Exercise instructions: Pictures stay out of the copy; set down each line of the listing below exactly.
• • • • • • •
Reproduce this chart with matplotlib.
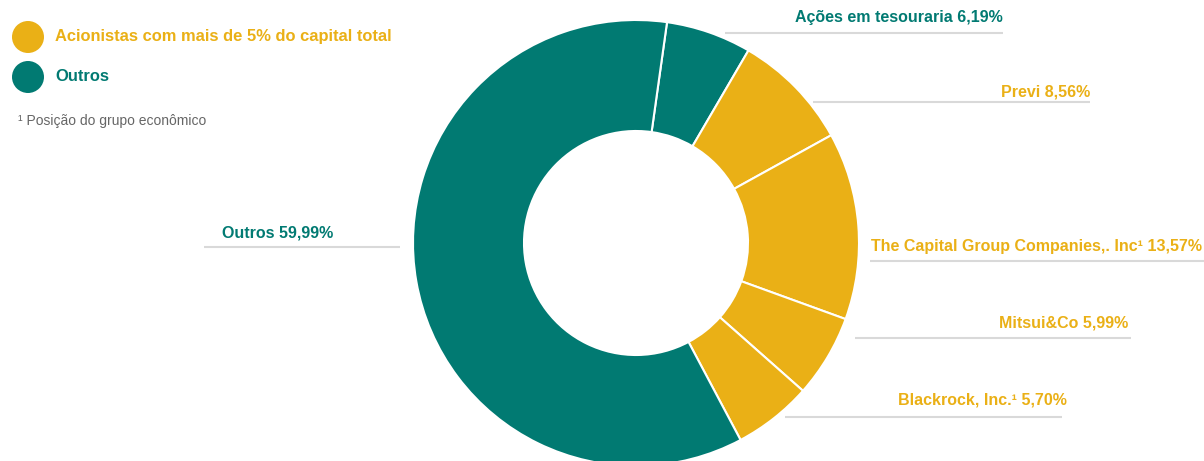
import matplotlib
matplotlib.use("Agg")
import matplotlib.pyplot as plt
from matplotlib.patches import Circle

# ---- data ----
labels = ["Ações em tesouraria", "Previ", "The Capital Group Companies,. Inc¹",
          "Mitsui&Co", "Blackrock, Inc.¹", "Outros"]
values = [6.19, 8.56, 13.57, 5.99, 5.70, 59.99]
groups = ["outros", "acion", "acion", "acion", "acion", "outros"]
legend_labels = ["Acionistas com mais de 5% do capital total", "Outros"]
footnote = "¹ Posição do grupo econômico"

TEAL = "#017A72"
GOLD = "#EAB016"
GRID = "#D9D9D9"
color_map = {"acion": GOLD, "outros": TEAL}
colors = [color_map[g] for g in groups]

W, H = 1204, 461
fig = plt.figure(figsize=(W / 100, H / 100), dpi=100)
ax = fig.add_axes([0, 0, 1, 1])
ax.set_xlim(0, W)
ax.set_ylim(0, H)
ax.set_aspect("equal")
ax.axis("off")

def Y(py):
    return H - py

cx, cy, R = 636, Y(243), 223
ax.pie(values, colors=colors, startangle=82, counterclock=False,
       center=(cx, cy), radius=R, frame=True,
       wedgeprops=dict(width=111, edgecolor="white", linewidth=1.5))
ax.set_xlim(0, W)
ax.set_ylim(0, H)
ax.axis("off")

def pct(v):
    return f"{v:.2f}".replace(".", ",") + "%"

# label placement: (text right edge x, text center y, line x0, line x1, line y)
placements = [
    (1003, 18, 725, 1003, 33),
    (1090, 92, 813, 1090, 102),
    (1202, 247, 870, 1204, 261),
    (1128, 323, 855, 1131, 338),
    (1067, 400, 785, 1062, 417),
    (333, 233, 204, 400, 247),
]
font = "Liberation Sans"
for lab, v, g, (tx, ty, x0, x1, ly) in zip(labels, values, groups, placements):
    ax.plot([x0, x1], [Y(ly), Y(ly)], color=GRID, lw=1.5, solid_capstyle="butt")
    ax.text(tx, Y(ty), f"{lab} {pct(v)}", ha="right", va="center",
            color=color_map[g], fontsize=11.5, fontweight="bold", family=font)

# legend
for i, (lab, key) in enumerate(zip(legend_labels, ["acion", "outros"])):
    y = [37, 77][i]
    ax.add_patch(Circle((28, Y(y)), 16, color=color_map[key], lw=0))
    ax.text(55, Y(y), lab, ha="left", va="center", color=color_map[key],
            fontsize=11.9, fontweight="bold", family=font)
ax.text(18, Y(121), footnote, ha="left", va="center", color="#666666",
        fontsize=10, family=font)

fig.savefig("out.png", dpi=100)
• • • • • • •
Response to this task:
Reproduce this chart with matplotlib.
import matplotlib
matplotlib.use("Agg")
import matplotlib.pyplot as plt
from matplotlib.patches import Circle

# ---- data ----
labels = ["Ações em tesouraria", "Previ", "The Capital Group Companies,. Inc¹",
          "Mitsui&Co", "Blackrock, Inc.¹", "Outros"]
values = [6.19, 8.56, 13.57, 5.99, 5.70, 59.99]
groups = ["outros", "acion", "acion", "acion", "acion", "outros"]
legend_labels = ["Acionistas com mais de 5% do capital total", "Outros"]
footnote = "¹ Posição do grupo econômico"

TEAL = "#017A72"
GOLD = "#EAB016"
GRID = "#D9D9D9"
color_map = {"acion": GOLD, "outros": TEAL}
colors = [color_map[g] for g in groups]

W, H = 1204, 461
fig = plt.figure(figsize=(W / 100, H / 100), dpi=100)
ax = fig.add_axes([0, 0, 1, 1])
ax.set_xlim(0, W)
ax.set_ylim(0, H)
ax.set_aspect("equal")
ax.axis("off")

def Y(py):
    return H - py

cx, cy, R = 636, Y(243), 223
ax.pie(values, colors=colors, startangle=82, counterclock=False,
       center=(cx, cy), radius=R, frame=True,
       wedgeprops=dict(width=111, edgecolor="white", linewidth=1.5))
ax.set_xlim(0, W)
ax.set_ylim(0, H)
ax.axis("off")

def pct(v):
    return f"{v:.2f}".replace(".", ",") + "%"

# label placement: (text right edge x, text center y, line x0, line x1, line y)
placements = [
    (1003, 18, 725, 1003, 33),
    (1090, 92, 813, 1090, 102),
    (1202, 247, 870, 1204, 261),
    (1128, 323, 855, 1131, 338),
    (1067, 400, 785, 1062, 417),
    (333, 233, 204, 400, 247),
]
font = "Liberation Sans"
for lab, v, g, (tx, ty, x0, x1, ly) in zip(labels, values, groups, placements):
    ax.plot([x0, x1], [Y(ly), Y(ly)], color=GRID, lw=1.5, solid_capstyle="butt")
    ax.text(tx, Y(ty), f"{lab} {pct(v)}", ha="right", va="center",
            color=color_map[g], fontsize=11.5, fontweight="bold", family=font)

# legend
for i, (lab, key) in enumerate(zip(legend_labels, ["acion", "outros"])):
    y = [37, 77][i]
    ax.add_patch(Circle((28, Y(y)), 16, color=color_map[key], lw=0))
    ax.text(55, Y(y), lab, ha="left", va="center", color=color_map[key],
            fontsize=11.9, fontweight="bold", family=font)
ax.text(18, Y(121), footnote, ha="left", va="center", color="#666666",
        fontsize=10, family=font)

fig.savefig("out.png", dpi=100)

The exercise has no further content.